Да, он, в молодости спиртного в рот не бравший, чем дальше, тем чаще оказывался пьяненьким. Почему вообще случился в его жизни этот недуг? И ведь любил Пиросмани не только грузинские вина, но и «беленькую водочку», которой просил расплачиваться с ним за работу. Конечно, большую часть жизни проведя при духанах, где застолье с возлиянием представляло собой целый спектакль, участником которого невозможно было не стать, Пиросмани имел сильное искушение. И в духанах ему нравилось, его тянули застолья, компании, выпивка, он еще до всяких войн отчасти тяготился своим одиноким, бесприютным существованием. Но не было ли в его жизни и еще чего-то, от чего ему, наверное, иногда хотелось отрешиться, забыться, как когда-то в задней комнате молочной лавки, где Пиросмани лежал лицом в свежескошенной траве?..
Давно, еще когда у него была та лавка, он несколько раз напугал жену своего напарника. Он вбежал в комнату спросонья и кричал, что ему явился святой Георгий, который встал над ним с кнутом и сказал: «Не бойся!» Наутро Пиросмани рисовал с такой легкостью, будто чья-то невидимая рука водила его кистью. Но эти ночные явления будоражили его, может, даже пугали: его явно призывали.
Цветаева, помнится, писала: «Мне ж призвание как плеть!» Так было и с Пиросмани, та же плеть, точнее, кнут. Впрочем, как сладко ему было, когда он рисовал! Он представить себе не мог, как это – не рисовать. Но, видно, ощущение это вскоре после того, как он откладывал кисти, проходило: разве помнит любовник о минутах блаженства? Нет, он о них забывает и боится, что больше такого не будет. А для Пиросмани его живопись и была любовью, сном золотым. Он ведь и денег почти не брал за свои «картинки» оттого, что боялся поставить что-нибудь даже не впереди, а вровень с ними. Нет, только бы это не ушло. Поэтому однажды он просто «взял» у своего святого Георгия кнут и сам над собой с этим кнутом встал.

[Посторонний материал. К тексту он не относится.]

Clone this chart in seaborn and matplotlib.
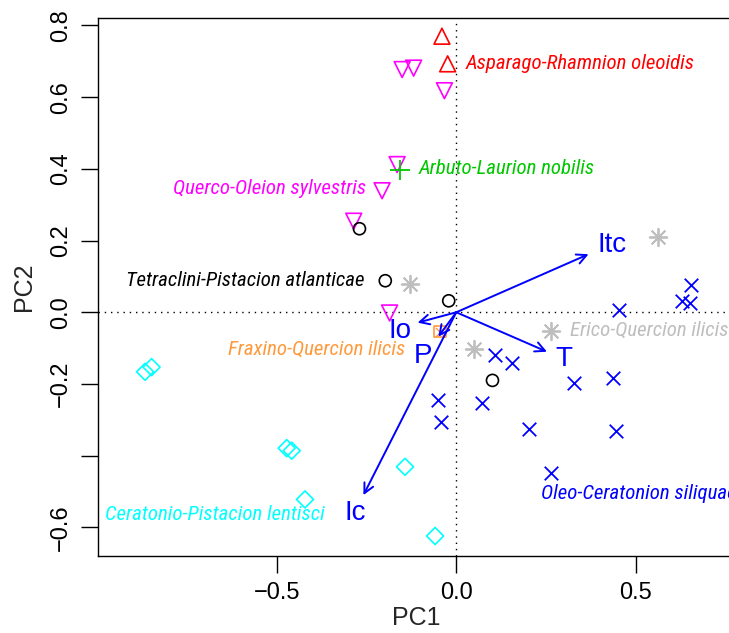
import matplotlib
matplotlib.use("Agg")
import matplotlib.pyplot as plt
from matplotlib import font_manager
import pandas as pd
import seaborn as sns

# --- site scores on the first two axes, one list pair per alliance ---
asparago_x = [-0.040, -0.024]
asparago_y = [0.770, 0.693]

querco_x = [-0.151, -0.119, -0.033, -0.165, -0.207, -0.286, -0.186]
querco_y = [0.677, 0.681, 0.618, 0.412, 0.339, 0.254, -0.002]

arbuto_x = [-0.157]
arbuto_y = [0.398]

tetraclini_x = [-0.270, -0.198, -0.021, 0.101]
tetraclini_y = [0.233, 0.088, 0.032, -0.190]

erico_x = [-0.128, 0.050, 0.264, 0.564]
erico_y = [0.079, -0.103, -0.051, 0.209]

fraxino_x = [-0.045]
fraxino_y = [-0.054]

oleo_x = [0.109, 0.155, 0.072, -0.052, -0.043, 0.329, 0.436, 0.202,
          0.445, 0.264, 0.453, 0.655, 0.630, 0.653]
oleo_y = [-0.119, -0.142, -0.252, -0.245, -0.305, -0.196, -0.182, -0.326,
          -0.331, -0.449, 0.006, 0.076, 0.032, 0.027]

ceratonio_x = [-0.868, -0.850, -0.473, -0.459, -0.143, -0.422, -0.059]
ceratonio_y = [-0.166, -0.153, -0.379, -0.386, -0.431, -0.522, -0.624]

# --- environmental vectors (arrow tips) ---
vec_names = ["Itc", "Io", "P", "T", "Ic"]
vec_x = [0.369, -0.108, -0.050, 0.253, -0.259]
vec_y = [0.162, -0.029, -0.068, -0.110, -0.510]
vec_lab_x = [0.434, -0.158, -0.092, 0.299, -0.282]
vec_lab_y = [0.188, -0.052, -0.123, -0.129, -0.561]

# --- alliance names and where they are written ---
alliances = ["Asparago-Rhamnion oleoidis", "Querco-Oleion sylvestris",
             "Arbuto-Laurion nobilis", "Tetraclini-Pistacion atlanticae",
             "Erico-Quercion ilicis", "Fraxino-Quercion ilicis",
             "Oleo-Ceratonion siliquae", "Ceratonio-Pistacion lentisci"]
name_x = [0.026, -0.251, -0.104, -0.256, 0.318, -0.143, 0.236, -0.980]
name_y = [0.695, 0.345, 0.402, 0.088, -0.049, -0.104, -0.505, -0.565]
name_ha = ["left", "right", "left", "right", "left", "right", "left", "left"]

xticks = [-0.5, 0.0, 0.5]
xtick_labels = ["\u22120.5", "0.0", "0.5"]
yticks = [-0.6, -0.4, -0.2, 0.0, 0.2, 0.4, 0.6, 0.8]
ytick_labels = ["\u22120.6", "", "\u22120.2", "0.0", "0.2", "0.4", "0.6", "0.8"]

groups = [
    (alliances[0], asparago_x, asparago_y),
    (alliances[1], querco_x, querco_y),
    (alliances[2], arbuto_x, arbuto_y),
    (alliances[3], tetraclini_x, tetraclini_y),
    (alliances[4], erico_x, erico_y),
    (alliances[5], fraxino_x, fraxino_y),
    (alliances[6], oleo_x, oleo_y),
    (alliances[7], ceratonio_x, ceratonio_y),
]
frames = [pd.DataFrame({"PC1": gx, "PC2": gy, "alliance": name})
          for name, gx, gy in groups]
sites = pd.concat(frames, ignore_index=True)

# marker, colour, size, outline only?
styles = {
    alliances[0]: ("^", "#FF0000", 130, True),
    alliances[1]: ("v", "#FF00FF", 130, True),
    alliances[2]: ("+", "#00C800", 200, False),
    alliances[3]: ("o", "#000000", 75, True),
    alliances[4]: ((8, 2, 0), "#BEBEBE", 160, False),
    alliances[5]: ("s", "#FF9A3C", 70, True),
    alliances[6]: ("x", "#0000FF", 95, False),
    alliances[7]: ("D", "#00FFFF", 75, True),
}

# the names are set in a narrow italic face; use one if there is any
narrow = None
available = {(f.name, f.stretch) for f in font_manager.fontManager.ttflist}
for fam in ["Liberation Sans Narrow", "Roboto Condensed", "Open Sans Condensed"]:
    if any(n == fam for n, s in available):
        narrow = fam
        break
if narrow is None and any(n == "DejaVu Sans" and s == "condensed" for n, s in available):
    name_font = dict(family=["DejaVu Sans"], fontstretch="condensed", fontsize=14)
elif narrow is not None:
    name_font = dict(family=[narrow, "DejaVu Sans"], fontsize=15)
else:
    name_font = dict(family=["Liberation Sans", "DejaVu Sans"], fontsize=12.6)

sns.set_style("ticks")
plt.rcParams["font.family"] = ["Liberation Sans", "DejaVu Sans"]

fig = plt.figure(figsize=(7.29, 6.33), dpi=100)
ax = fig.add_axes([0.1348, 0.1221, 0.872, 0.849])

# dotted reference lines through the origin
ax.axhline(0, color="black", lw=1.0, ls=(0, (1, 3.5)), zorder=1)
ax.axvline(0, color="black", lw=1.0, ls=(0, (1, 3.5)), zorder=1)

for name in alliances:
    sub = sites[sites["alliance"] == name]
    marker, col, size, outline = styles[name]
    if outline:
        sns.scatterplot(data=sub, x="PC1", y="PC2", marker=marker, s=size,
                        facecolor="none", edgecolor=col, linewidth=1.2,
                        ax=ax, zorder=3, legend=False)
    else:
        sns.scatterplot(data=sub, x="PC1", y="PC2", marker=marker, s=size,
                        color=col, linewidth=1.3, ax=ax, zorder=3,
                        legend=False)
    if name == alliances[5]:
        # square with a cross inside
        sns.scatterplot(data=sub, x="PC1", y="PC2", marker="x", s=45,
                        color=col, linewidth=1.0, ax=ax, zorder=3,
                        legend=False)

# vectors
for nm, tx, ty, lx, ly in zip(vec_names, vec_x, vec_y, vec_lab_x, vec_lab_y):
    ax.annotate("", xy=(tx, ty), xytext=(0, 0),
                arrowprops=dict(arrowstyle="->,head_length=0.7,head_width=0.35",
                                color="#0000FF", lw=1.4, shrinkA=0, shrinkB=0),
                zorder=4)
    ax.text(lx, ly, nm, color="#0000FF", fontsize=20, ha="center",
            va="center", zorder=5)

# alliance names
for nm, nx, ny, ha in zip(alliances, name_x, name_y, name_ha):
    ax.text(nx, ny, nm, color=styles[nm][1], style="italic",
            ha=ha, va="center", zorder=5, **name_font)

ax.set_xlim(-0.9986, 0.7746)
ax.set_ylim(-0.679, 0.820)
ax.set_xticks(xticks)
ax.set_xticklabels(xtick_labels)
ax.set_yticks(yticks)
ax.set_yticklabels(ytick_labels, rotation=90, va="center")
ax.tick_params(direction="out", length=12, width=1.0, pad=7,
               labelsize=17, colors="black")

for side in ["left", "bottom", "top", "right"]:
    ax.spines[side].set_linewidth(1.0)
    ax.spines[side].set_color("black")

ax.set_xlabel("PC1", fontsize=18)
ax.set_ylabel("PC2", fontsize=18)
ax.xaxis.label.set_va("center")
ax.yaxis.label.set_va("center")
ax.xaxis.set_label_coords(0.5, (555.7 - 618) / 537.4)
ax.yaxis.set_label_coords((24 - 98.3) / 635.7, 0.5)

fig.savefig("out.png", dpi=100)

И вот теперь, когда разрушился прежний мир Пиросмани, где он был пусть немного чужим – а ему этого и требовалось, – но желанным и всегда имел «и стол, и дом», он продолжал жить так, будто ничего не изменилось: никому не навязывался, брал подаяние в самом крайнем случае и рисовал, рисовал, рисовал. Пусть даже красок уже ему купить не на что – он зажигал керосиновую лампу, ждал, пока она начнет коптить, и собирал сажу, чтобы изготовить черную краску. Когда художники из тифлисского объединения позвали его на свое собрание, он вдруг предложил построить дом, в котором они все вместе собирались бы и говорили об искусстве. И это в голодные годы. Не получится? А другого ему от этих людей и не надо, ему вообще ничего не надо, кроме живописи. Там, вовне, текла, точнее, металась, переламывалась – на дворе 17–18-е годы – ставшая чужой жизнь, державшаяся больше хлебом насущным, чем красками, цветом. Там мальчишки дразнили этого худого, оборванного, пьяного человека, спящего на полу в каморке под лестницей. А здесь, рядом с ним красавица обмахивалась веером, текло вино в стаканы, которые поднимали черноусые мужчины, собравшиеся за длинным столом, и изысканный жираф смотрел человечьими глазами…
Весной 18-го года, за несколько дней до Пасхи Пиросмани, изрядно выпив – кто-то, видно, угостил его по случаю праздника, – вернулся к себе в каморку. Только на третий день сосед сапожник, подкармливавший его, обнаружил несчастного лежащим на полу в беспамятстве. Пиросмани отвезли в больницу, и он умер в тот же день, так и не придя в сознание. Никого из знакомых рядом с ним не было. Похоронили его как неизвестного в том углу кладбища, где погребали бездомных, и могила его затерялась.
Грустно все это, но если бы Пиросмани сказали, что он не так прожил жизнь, он, думаю, обиделся бы. Почему это его жизнь – нечто из ряда вон выходящее? Все было так, как надо, и он когда-то сам это принял раз и навсегда. Окуджава, кстати, то свое стихотворение закончил словами: «Он жизнь любил не скупо, как видно по всему… Но не хватило супа на всей земле ему». Это, наверное, не столько намек на людское равнодушие, сколько мысль о том, что настоящий художник земным супом сыт никогда не будет, и это неизменно.